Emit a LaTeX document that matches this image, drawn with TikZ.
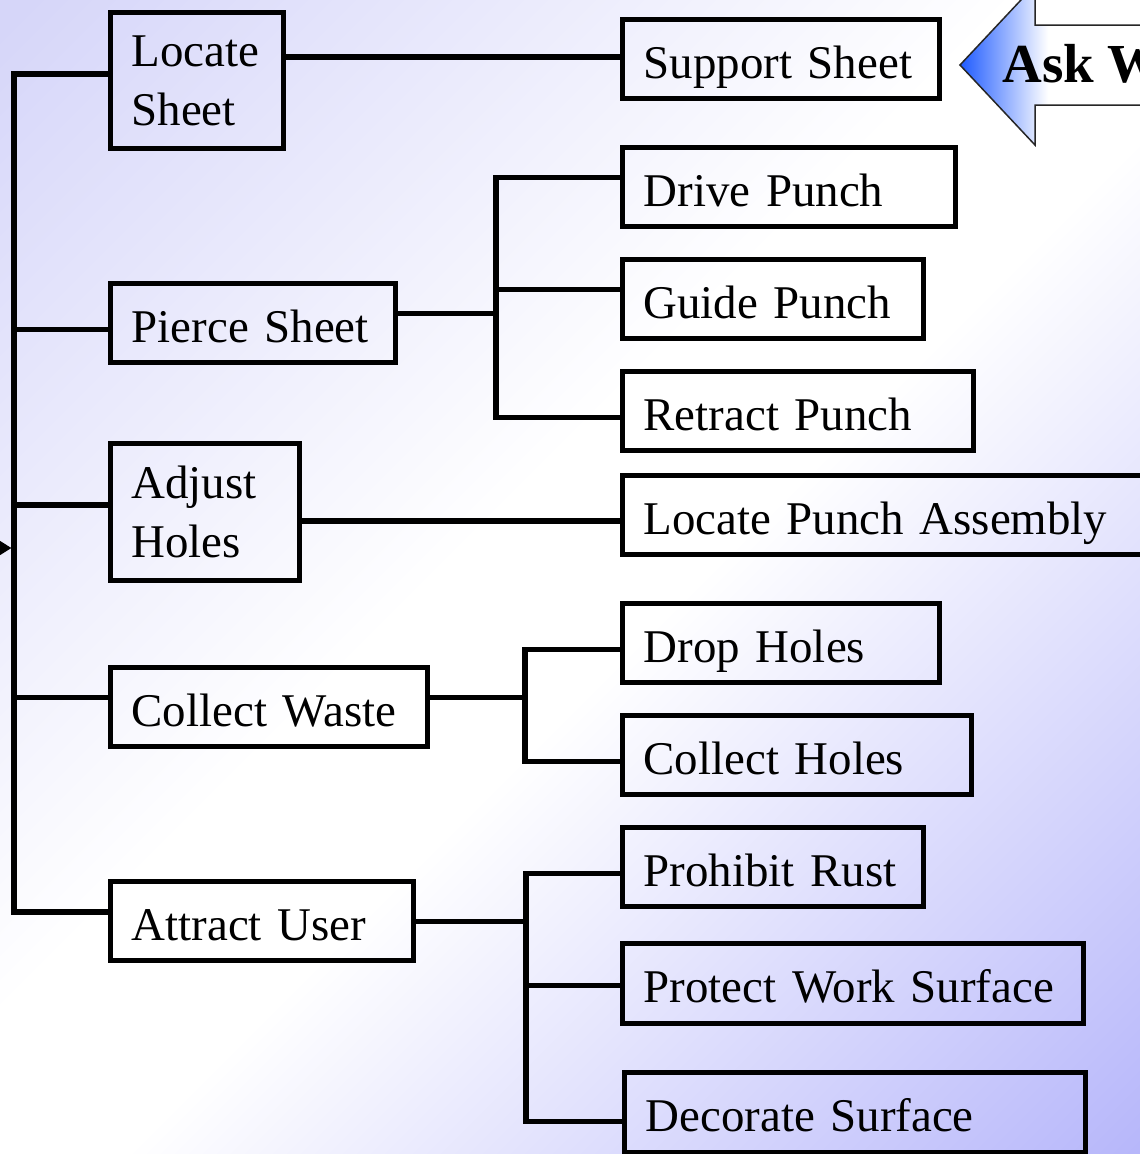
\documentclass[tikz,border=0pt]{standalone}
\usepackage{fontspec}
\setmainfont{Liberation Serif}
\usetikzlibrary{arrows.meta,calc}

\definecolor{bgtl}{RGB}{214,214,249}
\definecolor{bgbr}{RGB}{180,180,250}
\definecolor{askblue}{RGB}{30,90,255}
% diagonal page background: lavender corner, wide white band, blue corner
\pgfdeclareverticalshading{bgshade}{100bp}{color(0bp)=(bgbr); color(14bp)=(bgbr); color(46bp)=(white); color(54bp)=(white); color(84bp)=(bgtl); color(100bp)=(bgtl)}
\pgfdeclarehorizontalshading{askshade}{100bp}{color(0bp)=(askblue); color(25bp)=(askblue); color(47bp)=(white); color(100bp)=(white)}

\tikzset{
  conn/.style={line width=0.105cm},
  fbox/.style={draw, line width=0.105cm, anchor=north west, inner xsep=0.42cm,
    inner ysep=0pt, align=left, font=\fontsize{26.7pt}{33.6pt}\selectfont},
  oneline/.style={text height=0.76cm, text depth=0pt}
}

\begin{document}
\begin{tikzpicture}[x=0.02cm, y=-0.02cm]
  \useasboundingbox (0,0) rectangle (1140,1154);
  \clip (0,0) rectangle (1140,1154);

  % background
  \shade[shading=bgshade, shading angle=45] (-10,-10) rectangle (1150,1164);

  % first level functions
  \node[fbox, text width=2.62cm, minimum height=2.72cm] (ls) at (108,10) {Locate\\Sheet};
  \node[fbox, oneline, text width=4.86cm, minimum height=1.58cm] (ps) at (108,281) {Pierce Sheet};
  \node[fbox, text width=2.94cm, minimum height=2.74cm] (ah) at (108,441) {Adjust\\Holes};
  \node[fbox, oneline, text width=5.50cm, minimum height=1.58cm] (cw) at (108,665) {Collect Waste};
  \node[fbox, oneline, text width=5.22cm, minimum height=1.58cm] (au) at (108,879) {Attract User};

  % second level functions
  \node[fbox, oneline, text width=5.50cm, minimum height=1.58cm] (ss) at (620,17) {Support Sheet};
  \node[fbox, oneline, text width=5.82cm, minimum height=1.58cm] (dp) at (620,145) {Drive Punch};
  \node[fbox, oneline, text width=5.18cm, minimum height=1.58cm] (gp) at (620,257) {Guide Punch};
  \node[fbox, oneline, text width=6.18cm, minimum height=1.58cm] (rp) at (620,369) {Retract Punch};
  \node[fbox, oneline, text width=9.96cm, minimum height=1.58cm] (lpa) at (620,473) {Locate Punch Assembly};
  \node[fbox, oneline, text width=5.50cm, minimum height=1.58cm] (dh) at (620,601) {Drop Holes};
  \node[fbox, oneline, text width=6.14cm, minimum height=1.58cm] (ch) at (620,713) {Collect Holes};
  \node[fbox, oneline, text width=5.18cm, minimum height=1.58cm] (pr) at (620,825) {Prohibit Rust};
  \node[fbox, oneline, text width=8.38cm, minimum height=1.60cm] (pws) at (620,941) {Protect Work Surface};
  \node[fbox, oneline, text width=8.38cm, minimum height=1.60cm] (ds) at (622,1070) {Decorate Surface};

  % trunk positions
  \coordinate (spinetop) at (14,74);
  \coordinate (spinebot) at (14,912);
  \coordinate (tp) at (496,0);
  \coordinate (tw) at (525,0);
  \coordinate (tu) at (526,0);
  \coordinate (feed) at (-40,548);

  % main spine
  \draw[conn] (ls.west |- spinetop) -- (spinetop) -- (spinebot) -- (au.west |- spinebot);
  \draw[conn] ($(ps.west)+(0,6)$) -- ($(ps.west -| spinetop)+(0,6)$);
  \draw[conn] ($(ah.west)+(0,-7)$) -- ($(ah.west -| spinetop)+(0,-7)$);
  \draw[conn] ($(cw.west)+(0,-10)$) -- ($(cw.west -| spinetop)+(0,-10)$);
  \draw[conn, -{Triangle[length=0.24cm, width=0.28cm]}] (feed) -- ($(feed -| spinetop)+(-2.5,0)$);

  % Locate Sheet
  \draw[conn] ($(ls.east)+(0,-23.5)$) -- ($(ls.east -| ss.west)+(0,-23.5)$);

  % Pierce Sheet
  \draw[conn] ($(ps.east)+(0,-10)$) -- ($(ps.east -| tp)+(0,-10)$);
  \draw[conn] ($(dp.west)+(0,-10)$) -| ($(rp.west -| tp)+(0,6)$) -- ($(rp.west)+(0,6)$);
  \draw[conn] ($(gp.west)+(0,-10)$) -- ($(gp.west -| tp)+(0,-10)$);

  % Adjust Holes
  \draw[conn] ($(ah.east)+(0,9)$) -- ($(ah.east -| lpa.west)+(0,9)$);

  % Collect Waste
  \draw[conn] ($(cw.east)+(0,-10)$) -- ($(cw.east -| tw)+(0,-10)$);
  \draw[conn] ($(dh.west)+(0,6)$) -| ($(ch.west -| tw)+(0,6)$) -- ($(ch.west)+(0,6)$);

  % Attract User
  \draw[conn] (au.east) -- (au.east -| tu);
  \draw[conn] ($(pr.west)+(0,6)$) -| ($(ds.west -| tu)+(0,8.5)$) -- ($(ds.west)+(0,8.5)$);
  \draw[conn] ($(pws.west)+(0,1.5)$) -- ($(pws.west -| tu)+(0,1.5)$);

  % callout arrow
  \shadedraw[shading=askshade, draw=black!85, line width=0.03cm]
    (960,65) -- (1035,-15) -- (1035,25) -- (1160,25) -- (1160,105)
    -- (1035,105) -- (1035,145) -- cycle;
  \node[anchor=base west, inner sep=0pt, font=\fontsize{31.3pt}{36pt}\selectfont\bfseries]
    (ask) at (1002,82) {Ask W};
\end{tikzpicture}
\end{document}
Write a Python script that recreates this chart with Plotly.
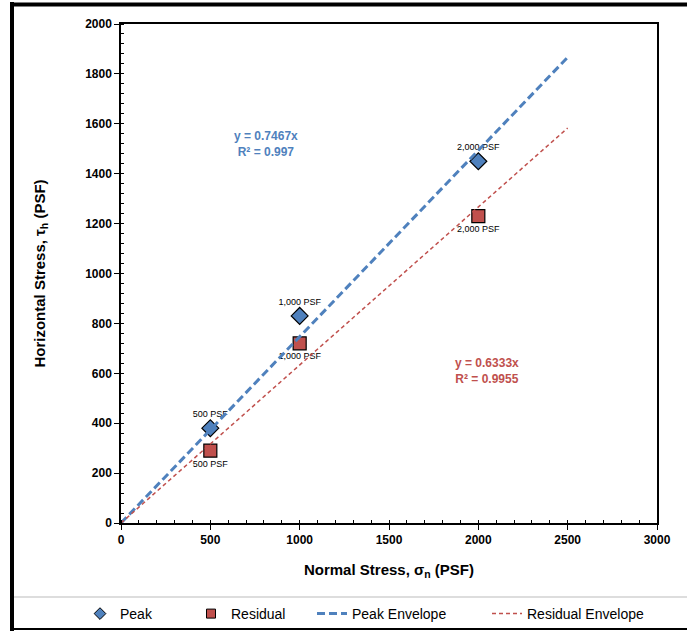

— WHAT YOU NEED TO DO —
Skip the pictures and restate exactly the lines from the beginning of the listing to the line with "(-10,-10) rectangle (1150,1164);", that line included.

— PROBLEM SOLUTION —
Emit a LaTeX document that matches this image, drawn with TikZ.
\documentclass[tikz,border=0pt]{standalone}
\usepackage{fontspec}
\setmainfont{Liberation Serif}
\usetikzlibrary{arrows.meta,calc}

\definecolor{bgtl}{RGB}{214,214,249}
\definecolor{bgbr}{RGB}{180,180,250}
\definecolor{askblue}{RGB}{30,90,255}
% diagonal page background: lavender corner, wide white band, blue corner
\pgfdeclareverticalshading{bgshade}{100bp}{color(0bp)=(bgbr); color(14bp)=(bgbr); color(46bp)=(white); color(54bp)=(white); color(84bp)=(bgtl); color(100bp)=(bgtl)}
\pgfdeclarehorizontalshading{askshade}{100bp}{color(0bp)=(askblue); color(25bp)=(askblue); color(47bp)=(white); color(100bp)=(white)}

\tikzset{
  conn/.style={line width=0.105cm},
  fbox/.style={draw, line width=0.105cm, anchor=north west, inner xsep=0.42cm,
    inner ysep=0pt, align=left, font=\fontsize{26.7pt}{33.6pt}\selectfont},
  oneline/.style={text height=0.76cm, text depth=0pt}
}

\begin{document}
\begin{tikzpicture}[x=0.02cm, y=-0.02cm]
  \useasboundingbox (0,0) rectangle (1140,1154);
  \clip (0,0) rectangle (1140,1154);

  % background
  \shade[shading=bgshade, shading angle=45] (-10,-10) rectangle (1150,1164);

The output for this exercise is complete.